A representatividade é atualmente discutida em larga escala como sendo um fator essencial na educação dos jovens, com grandes companhias mediáticas a fazerem alterações nos seus conteúdos e colocarem avisos de gatilho quando certos limites são ultrapassados. No contexto educativo, essa missão recai sobre os professores, que trabalham em conjunto com os alunos para ultrapassar barreiras e combater discriminações, “discutir, questionar e problematizar são sempre as melhores estratégias até no sentido de aprendermos, todos, a não cometermos os mesmos erros do passado. Quando a representatividade não acontece naturalmente, penso que compete ao professor ter a sensibilidade de a provocar”, explica Ana Cabete.

Por outro lado, o caráter restrito e exclusivo dos programas curriculares pode resultar num desânimo por parte dos jovens face à literatura, para Beatriz Lopes, “quando eles escreveram as suas obras, o público-alvo eram as classes altas (maioritariamente, os homens), o que levanta a questão de ser preciso acrescentar novas obras que, desta vez, sejam dirigidas a nós. Nem precisam de ser obras recentes, em Portugal existiram muitas mulheres e muitas pessoas de cor a contar histórias partindo da sua perspetiva e isso não está retratado no currículo.

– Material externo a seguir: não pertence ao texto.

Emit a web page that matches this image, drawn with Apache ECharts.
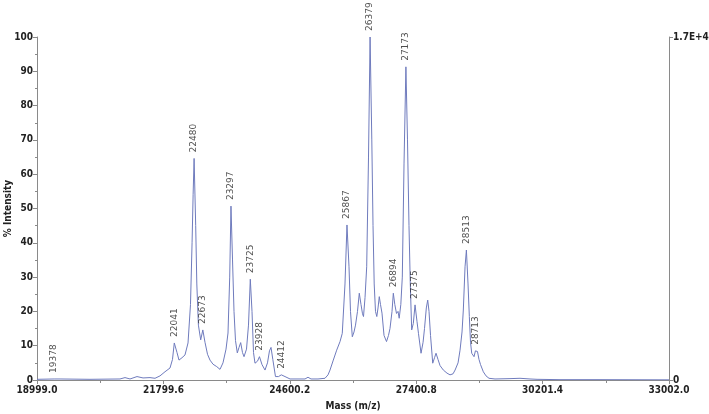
<!doctype html>
<html>
<head>
<meta charset="utf-8">
<title>Mass spectrum</title>
<script src="https://cdn.jsdelivr.net/npm/echarts@6/dist/echarts.min.js"></script>
<style>
html, body { margin: 0; padding: 0; background: #fff; }
#chart { width: 709px; height: 414px; }
</style>
</head>
<body>
<div id="chart"></div>
<script>
// spectrum trace (mass, % intensity)
var massData = [18999, 19378, 19509, 20173, 20838, 20949, 21060, 21215, 21348, 21503, 21614, 21724, 21835, 21946,
	22001, 22041, 22101, 22145, 22212, 22278, 22345, 22400, 22435, 22458, 22480, 22515, 22540, 22575, 22626, 22673,
	22721, 22777, 22832, 22899, 22981, 23054, 23120, 23187, 23231, 23269, 23297, 23331, 23364, 23397, 23437, 23475,
	23512, 23552, 23586, 23641, 23685, 23725, 23763, 23796, 23829, 23885, 23928, 23984, 24051, 24106, 24150, 24184,
	24224, 24283, 24350, 24412, 24494, 24605, 24826, 24937, 25003, 25070, 25225, 25380, 25447, 25491, 25564, 25639,
	25713, 25763, 25823, 25867, 25912, 25945, 25985, 26023, 26056, 26100, 26140, 26178, 26211, 26233, 26267, 26304,
	26344, 26379, 26417, 26444, 26470, 26499, 26528, 26555, 26583, 26610, 26643, 26688, 26743, 26787, 26820, 26865,
	26894, 26927, 26964, 26998, 27024, 27060, 27093, 27131, 27173, 27208, 27241, 27270, 27301, 27337, 27375, 27419,
	27452, 27508, 27553, 27585, 27625, 27656, 27685, 27718, 27767, 27807, 27840, 27884, 27929, 28002, 28083, 28150,
	28217, 28262, 28328, 28372, 28416, 28445, 28483, 28513, 28549, 28578, 28604, 28631, 28682, 28713, 28759, 28792,
	28826, 28888, 28948, 29014, 29147, 29479, 29701, 29922, 30078, 30587, 31473, 33002];
var intensityData = [0.2, 0.3, 0.3, 0.2, 0.3, 0.7, 0.3, 1.0, 0.6, 0.7, 0.5, 1.2, 2.4, 3.5,
	6, 10.8, 8, 5.8, 6.5, 7.3, 10.8, 22, 40, 54, 64.6, 45, 28, 16, 11.7, 14.6,
	11, 7.5, 5.8, 4.6, 3.9, 3.1, 5.0, 9, 13.7, 30, 50.7, 35, 20, 11.5, 7.9, 9.5,
	10.9, 8, 6.8, 9, 16, 29.4, 20, 8, 4.9, 5.5, 6.8, 4.5, 2.9, 5, 8.5, 9.5,
	6, 1.0, 1.0, 1.5, 1.0, 0.3, 0.3, 0.3, 0.8, 0.3, 0.3, 0.5, 1.5, 2.9, 5.8, 8.7,
	11.2, 13.6, 28, 45.2, 33, 20, 12.6, 14, 16, 20, 25.3, 22, 19.3, 18.5, 24, 33,
	65, 100, 70, 45, 28, 20, 18.5, 21, 24.3, 22, 19.5, 13, 11.2, 13, 15, 20,
	25.3, 22, 19.4, 20, 18, 22, 30, 63, 91.3, 70, 45, 28, 14.6, 16.5, 21.9, 17,
	13.5, 7.8, 11, 15, 21, 23.3, 20, 13, 4.9, 6.5, 7.8, 6, 4.2, 2.9, 2, 1.5,
	1.8, 2.9, 5, 8.7, 14, 20.4, 33, 37.9, 28, 18.5, 11, 7.8, 6.8, 8.5, 8.3, 6,
	4.5, 2.4, 1.2, 0.5, 0.3, 0.4, 0.5, 0.3, 0.2, 0.1, 0.1, 0.05];

// labelled peaks
var peakMass = [19378, 22041, 22480, 22673, 23297, 23725, 23928, 24412, 25867, 26379, 26894, 27173, 27375, 28513, 28713];
var peakIntensity = [0.3, 10.8, 64.6, 14.6, 50.7, 29.4, 6.8, 1.5, 45.2, 100, 25.3, 91.3, 21.9, 37.9, 8.5];

// axis range
var massMin = 18999.0;
var massMax = 33002.0;
var massStep = 2800.6;
var countsMax = 17000;

var chart = echarts.init(document.getElementById('chart'));

// x is plotted as offset from massMin so the ticks land on the printed values
var lineData = massData.map(function (m, i) { return [m - massMin, intensityData[i]]; });
var peakData = peakMass.map(function (m, i) { return [m - massMin, peakIntensity[i]]; });

var axisFont = {
	fontFamily: '"DejaVu Sans Condensed", "DejaVu Sans", sans-serif',
	fontSize: 10,
	fontWeight: 'bold',
	color: '#222'
};

var option = {
	animation: false,
	backgroundColor: '#fff',
	grid: {
		left: 37,
		right: 40,
		top: 37,
		bottom: 34,
		containLabel: false,
		outerBoundsMode: 'none'
	},
	xAxis: {
		type: 'value',
		min: 0,
		max: massMax - massMin,
		interval: massStep,
		name: 'Mass (m/z)',
		nameLocation: 'middle',
		nameGap: 21,
		nameMoveOverlap: false,
		nameTextStyle: axisFont,
		axisLine: { show: true, lineStyle: { color: '#8a8a8a', width: 1 } },
		axisTick: { show: true, length: 4, lineStyle: { color: '#8a8a8a' } },
		minorTick: { show: true, splitNumber: 2, length: 3, lineStyle: { color: '#8a8a8a' } },
		splitLine: { show: false },
		axisLabel: {
			fontFamily: axisFont.fontFamily,
			fontSize: 10,
			fontWeight: 'bold',
			color: '#222',
			margin: 5,
			formatter: function (v) { return (v + massMin).toFixed(1); }
		}
	},
	yAxis: [{
		type: 'value',
		min: 0,
		max: 100,
		interval: 10,
		name: '% Intensity',
		nameLocation: 'middle',
		nameGap: 24,
		nameMoveOverlap: false,
		nameRotate: 90,
		nameTextStyle: axisFont,
		axisLine: { show: true, lineStyle: { color: '#8a8a8a', width: 1 } },
		axisTick: { show: true, length: 4, lineStyle: { color: '#8a8a8a' } },
		minorTick: { show: true, splitNumber: 2, length: 2, lineStyle: { color: '#8a8a8a' } },
		splitLine: { show: false },
		axisLabel: {
			fontFamily: axisFont.fontFamily,
			fontSize: 10,
			fontWeight: 'bold',
			color: '#222',
			margin: 4
		}
	}, {
		type: 'value',
		position: 'right',
		min: 0,
		max: countsMax,
		interval: countsMax,
		axisLine: { show: true, lineStyle: { color: '#8a8a8a', width: 1 } },
		axisTick: { show: true, length: 4, lineStyle: { color: '#8a8a8a' } },
		splitLine: { show: false },
		axisLabel: {
			fontFamily: axisFont.fontFamily,
			fontSize: 10,
			fontWeight: 'bold',
			color: '#222',
			margin: 4,
			formatter: function (v) { return v === 0 ? '0' : '1.7E+4'; }
		}
	}],
	series: [{
		type: 'line',
		data: lineData,
		showSymbol: false,
		symbol: 'none',
		lineStyle: { color: '#6f7bbd', width: 1 },
		z: 3
	}, {
		type: 'scatter',
		data: peakData,
		symbolSize: 0,
		silent: true,
		label: {
			show: true,
			position: 'top',
			distance: 6,
			rotate: 90,
			align: 'left',
			verticalAlign: 'middle',
			fontFamily: '"DejaVu Sans", sans-serif',
			fontSize: 9,
			color: '#222',
			formatter: function (p) { return String(Math.round(p.value[0] + massMin)); }
		},
		z: 4
	}]
};

chart.setOption(option);
</script>
</body>
</html>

Possivelmente, seriam leituras muito mais interessantes para a mente de um adolescente”.

Num país onde as estatísticas apontam para um número elevado de pessoas sem hábitos literários, a introdução de novos autores e novas temáticas poderia reverter esta tendência e abrir um caminho mais amplo e diversificado para o universo da literatura. “Penso que há abertura dos professores para rever os programas e tornar as coisas mais fáceis, tem de haver. Não sei se de quem faz os programas existe, mas de quem os aplica e faz a sua gestão creio que há”.